Given request: Omit all images, then repeat exactly the lines below from the one containing "Write a LaTeX" through the one containing "minimum height=133pt] (J)", both ends included.

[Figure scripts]
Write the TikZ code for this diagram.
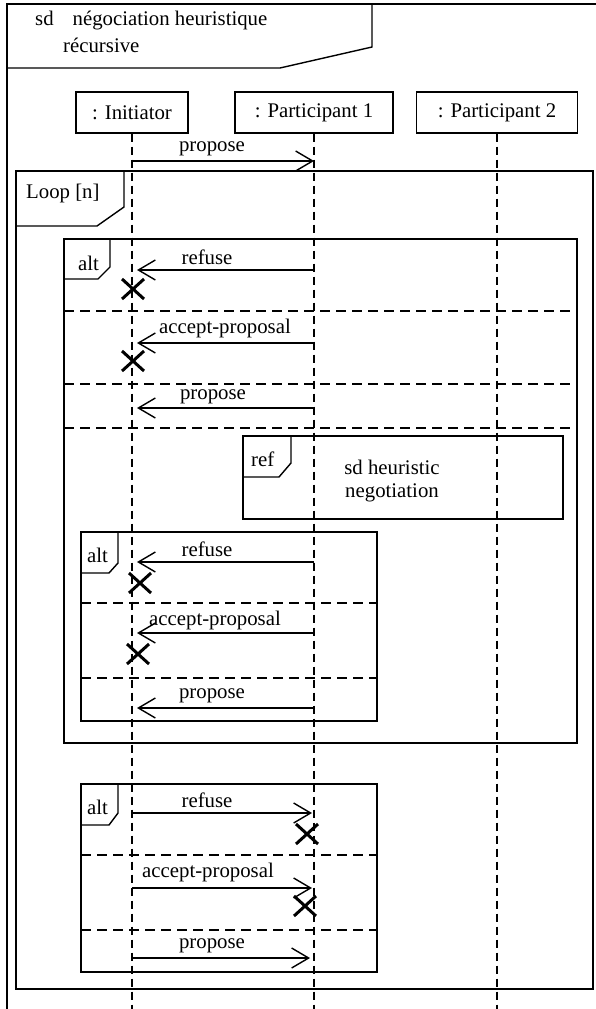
\documentclass[tikz,border=0pt]{standalone}
\usepackage{fontspec}
\setmainfont{Liberation Serif}
\usetikzlibrary{arrows.meta}
\usetikzlibrary{positioning}
\tikzset{
    actor/.style={
           rectangle,
           draw=black, line width=1.4pt,
           minimum height=41pt,
           inner sep=2pt,
           text centered,
           },
    lifeline/.style={line width=1.3pt, dash pattern=on 8pt off 5pt},
    frame/.style={line width=1.4pt},
    sep/.style={line width=1.3pt, dash pattern=on 10pt off 6pt},
    msg/.style={->, line width=1.4pt},
    back/.style={msg, shorten >=5pt},
    tag/.style={anchor=west, inner sep=0pt},
    xmark/.pic={\draw[line width=3pt] (-11,-10) -- (11,10) (-11,10) -- (11,-10);},
}

\begin{document}
\begin{tikzpicture}[x=1pt,y=-1pt,>={Straight Barb[length=17pt,width=20pt]},
    font=\fontsize{20.8}{23}\selectfont]

    \useasboundingbox (0,0) rectangle (595,1009);

    % outer diagram frame
    \draw[frame] (7,1012) -- (7,4) -- (600,4);
    \draw[frame] (7,68) -- (280,68) -- (372,47) -- (372,4);
    \node[tag] (title) at (35,21) {sd\hspace{19pt}négociation heuristique};
    \node[tag] (title2) at (63,45) {récursive};

    % lifelines
    \node[actor,minimum width=112pt] at (132,112.5)
        (I) {: Initiator};
    \node[actor,minimum width=158pt,right of=I,node distance=182pt]
        (P1) {: Participant 1};
    \node[actor,minimum width=161pt,right of=P1,node distance=183pt]
        (P2) {: Participant 2};

    \draw[lifeline] (I) -- (I |- 0,1012);
    \draw[lifeline] (P1) -- (P1 |- 0,1012);
    \draw[lifeline] (P2) -- (P2 |- 0,1012);

    \draw[msg] (I |- 0,161) -- (P1 |- 0,161);
    \node (m0) at (212,149) {propose};

    % loop
    \draw[frame] (16,171) rectangle (593,989);
    \draw[frame] (16,226) -- (97,226) -- (124,207) -- (124,171);
    \node[tag] (loop) at (26,193) {Loop [n]};

    % first alt
    \draw[frame] (64,239) rectangle (577,743);
    \draw[frame] (64,279) -- (98,279) -- (110,267) -- (110,239);
    \node[tag] (alt1) at (78,263) {alt};
    \draw[back] (P1 |- 0,270) -- (I |- 0,270);
    \node (m1) at (207,257) {refuse};
    \pic at (133,289) {xmark};
    \draw[sep] (64,311) -- (577,311);
    \draw[back] (P1 |- 0,343) -- (I |- 0,343);
    \node (m2) at (225,328) {accept-proposal};
    \pic at (133,361) {xmark};
    \draw[sep] (64,384) -- (577,384);
    \draw[back] (P1 |- 0,408) -- (I |- 0,408);
    \node (m3) at (213,397) {propose};
    \draw[sep] (64,428) -- (577,428);

    % ref
    \draw[frame] (243,436) rectangle (563,519);
    \draw[frame] (243,477) -- (279,477) -- (291,463) -- (291,436);
    \node[tag] (ref) at (251,459) {ref};
    \node[align=center] (refbody) at (392,481) {sd heuristic\\ negotiation};

    % nested alt
    \draw[frame] (81,532) rectangle (377,721);
    \draw[frame] (81,573) -- (109,573) -- (118,563) -- (118,532);
    \node[tag] (alt2) at (87,555) {alt};
    \draw[back] (P1 |- 0,562) -- (I |- 0,562);
    \node (m4) at (207,549) {refuse};
    \pic at (140,583) {xmark};
    \draw[sep] (81,603) -- (377,603);
    \draw[back] (P1 |- 0,633) -- (I |- 0,633);
    \node (m5) at (215,620) {accept-proposal};
    \pic at (138,654) {xmark};
    \draw[sep] (81,678) -- (377,678);
    \draw[back] (P1 |- 0,708) -- (I |- 0,708);
    \node (m6) at (212,696) {propose};

    % last alt
    \draw[frame] (81,784) rectangle (377,972);
    \draw[frame] (81,825) -- (109,825) -- (118,813) -- (118,784);
    \node[tag] (alt3) at (87,807) {alt};
    \draw[msg] (I |- 0,813) -- ([xshift=-2pt]P1 |- 0,813);
    \node (m7) at (207,800) {refuse};
    \pic at (307,834) {xmark};
    \draw[sep] (81,855) -- (377,855);
    \draw[msg] (I |- 0,888) -- ([xshift=-2pt]P1 |- 0,888);
    \node (m8) at (208,872) {accept-proposal};
    \pic at (305,906) {xmark};
    \draw[sep] (81,930) -- (377,930);
    \draw[msg] (I |- 0,958) -- ([xshift=-4pt]P1 |- 0,958);
    \node (m9) at (212,946) {propose};

\end{tikzpicture}
\end{document}
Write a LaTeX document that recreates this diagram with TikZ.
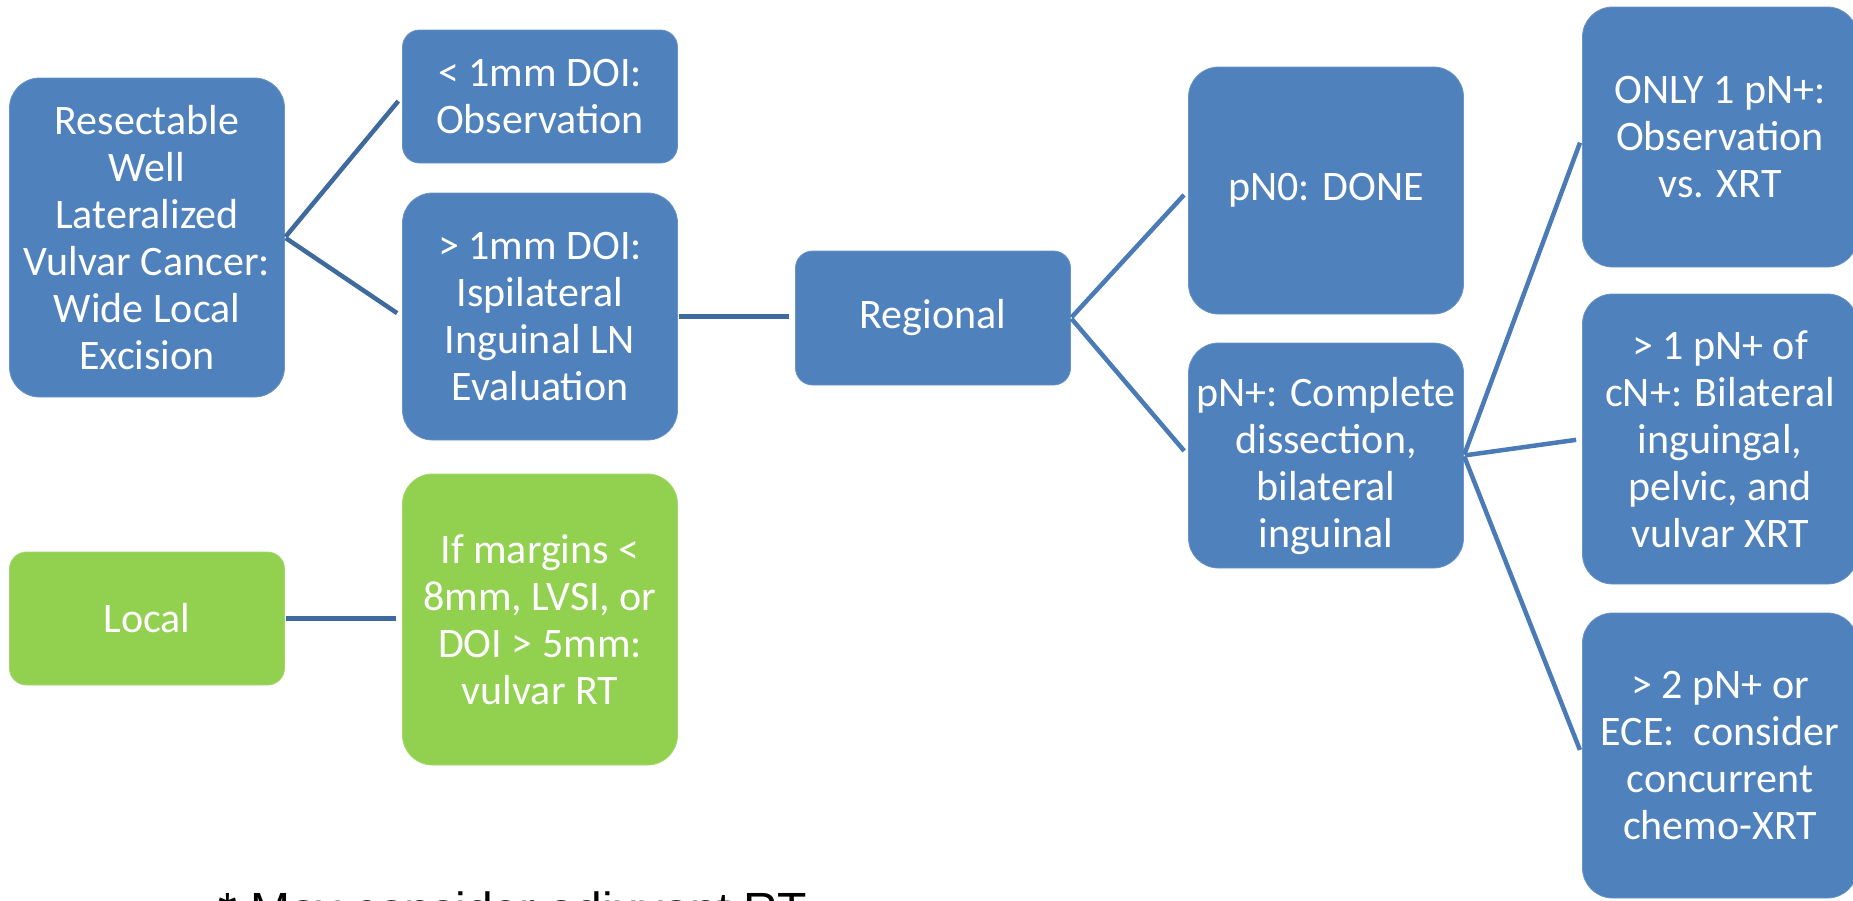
\documentclass[tikz,border=0pt]{standalone}
\usepackage{fontspec}
\setmainfont{Carlito}
\newfontfamily\arialfont{Liberation Sans}
\definecolor{boxblue}{HTML}{4F81BD}
\definecolor{boxgreen}{HTML}{92D050}
\definecolor{lineA}{HTML}{3F6A9E}
\definecolor{lineB}{HTML}{4A7BB7}
\begin{document}
\begin{tikzpicture}[x=1pt,y=-1pt,
  cell/.style={line width=0.8pt, text=white, align=center, inner sep=0pt,
    font=\fontsize{42}{47}\selectfont, minimum width=275pt},
  bluecell/.style={cell, fill=boxblue, draw=boxblue!85!white},
  greencell/.style={cell, fill=boxgreen, draw=boxgreen!85!white},
  rs/.style={rounded corners=17pt},
  rl/.style={rounded corners=30pt},
  connA/.style={draw=lineA, line width=4.5pt, shorten >=6pt, shorten <=1pt},
  connB/.style={draw=lineB, line width=4.5pt, shorten >=6pt, shorten <=1pt}]
\useasboundingbox (0,0) rectangle (1853,900);

% column 1
\node[bluecell, rl, minimum height=319pt] (A) at (147,237.5)
  {Resectable\\Well\\Lateralized\\Vulvar Cancer:\\Wide Local\\Excision};
\node[greencell, rs, minimum height=133pt] (J) at (147,618.5) {Local};

% column 2
\node[bluecell, rs, minimum height=133pt] (B) at (540,96.5)
  {< 1mm DOI:\\Observation};
\node[bluecell, rl, minimum height=247pt] (C) at (540,316.5)
  {> 1mm DOI:\\Ispilateral\\Inguinal LN\\Evaluation};
\node[greencell, rl, minimum height=291pt] (K) at (540,619.5)
  {If margins <\\8mm, LVSI, or\\DOI > 5mm:\\vulvar RT};

% column 3
\node[bluecell, rs, minimum height=134pt] (D) at (933,318) {Regional};

% column 4
\node[bluecell, rl, minimum height=247pt] (E) at (1326,190.5) {pN0: DONE};
\node[bluecell, rl, minimum height=225pt] (F) at (1326,455.5)
  {\raisebox{-12pt}[\height][\depth]{\begin{tabular}{@{}c@{}}pN+: Complete\\dissection,\\bilateral\\inguinal\end{tabular}}};

% column 5
\node[bluecell, rl, minimum height=260pt] (G) at (1720,137)
  {ONLY 1 pN+:\\Observation\\vs. XRT};
\node[bluecell, rl, minimum height=290pt] (H) at (1720,439)
  {> 1 pN+ of\\cN+: Bilateral\\inguingal,\\pelvic, and\\vulvar XRT};
\node[bluecell, rl, minimum height=285pt] (I) at (1720,755.5)
  {> 2 pN+ or\\ECE:\ \ consider\\concurrent\\chemo-XRT};

% connectors
\draw[connA] (A.east) -- (B.west);
\draw[connA] (A.east) -- (C.west);
\draw[connA] (C.east) -- (D.west |- C.east);
\draw[connA] (J.east) -- (K.west |- J.east);
\draw[connB] (D.east) -- (E.west);
\draw[connB] (D.east) -- (F.west);
\draw[connB] (F.east) -- (G.west);
\draw[connB] (F.east) -- (H.west);
\draw[connB] (F.east) -- (I.west);

% footnote (cut by the page edge)
\node[anchor=base west, inner sep=0pt, font=\arialfont\fontsize{48}{56}\selectfont, text=black]
  (note) at (218,926) {* May consider adjuvant RT};
\end{tikzpicture}
\end{document}
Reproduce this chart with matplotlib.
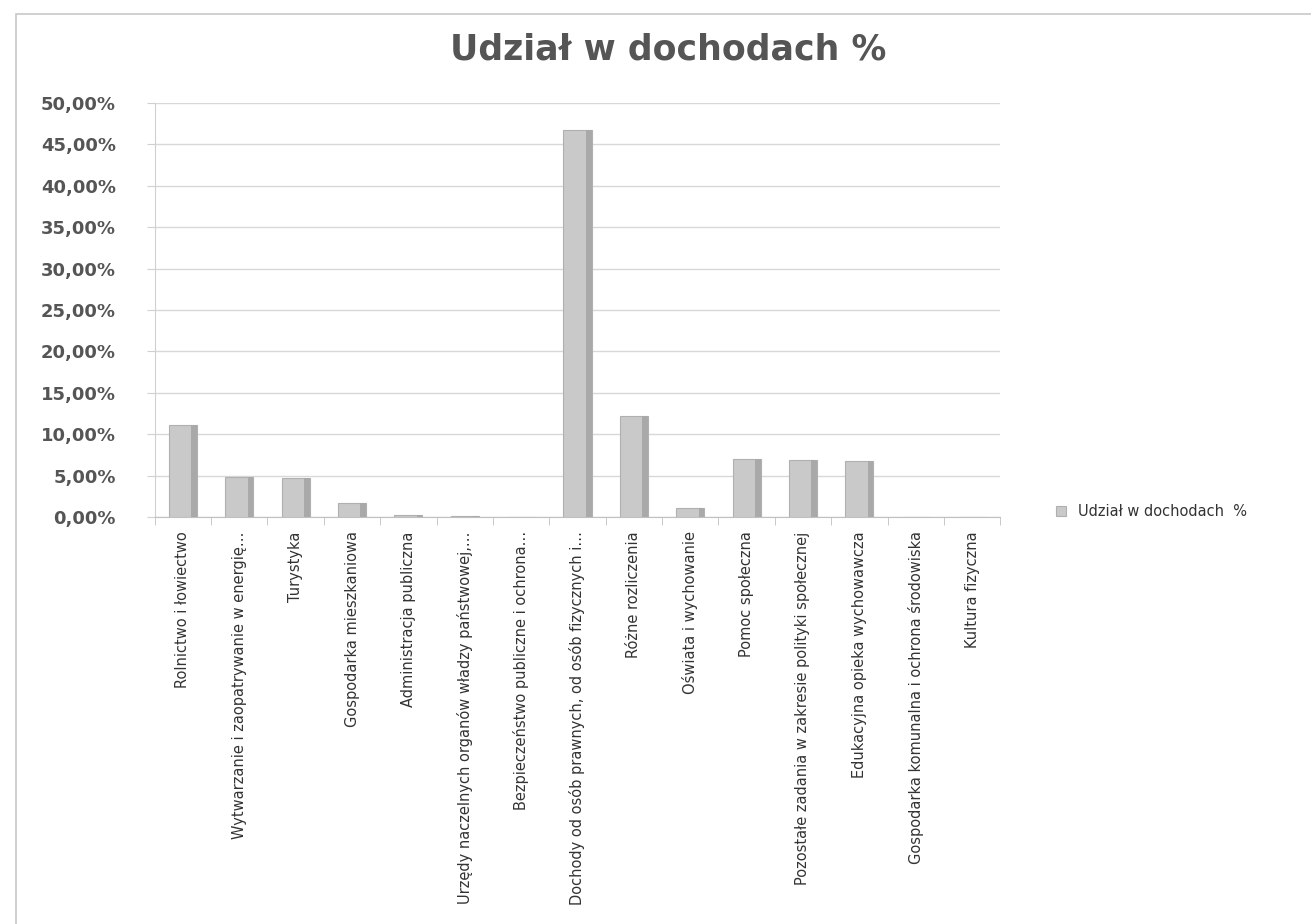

The result:
Write a LaTeX document that recreates this diagram with TikZ.
\documentclass[tikz,border=0pt]{standalone}
\usepackage{fontspec}
\setmainfont{Carlito}
\newfontfamily\arialfont{Liberation Sans}
\definecolor{boxblue}{HTML}{4F81BD}
\definecolor{boxgreen}{HTML}{92D050}
\definecolor{lineA}{HTML}{3F6A9E}
\definecolor{lineB}{HTML}{4A7BB7}
\begin{document}
\begin{tikzpicture}[x=1pt,y=-1pt,
  cell/.style={line width=0.8pt, text=white, align=center, inner sep=0pt,
    font=\fontsize{42}{47}\selectfont, minimum width=275pt},
  bluecell/.style={cell, fill=boxblue, draw=boxblue!85!white},
  greencell/.style={cell, fill=boxgreen, draw=boxgreen!85!white},
  rs/.style={rounded corners=17pt},
  rl/.style={rounded corners=30pt},
  connA/.style={draw=lineA, line width=4.5pt, shorten >=6pt, shorten <=1pt},
  connB/.style={draw=lineB, line width=4.5pt, shorten >=6pt, shorten <=1pt}]
\useasboundingbox (0,0) rectangle (1853,900);

% column 1
\node[bluecell, rl, minimum height=319pt] (A) at (147,237.5)
  {Resectable\\Well\\Lateralized\\Vulvar Cancer:\\Wide Local\\Excision};
\node[greencell, rs, minimum height=133pt] (J) at (147,618.5) {Local};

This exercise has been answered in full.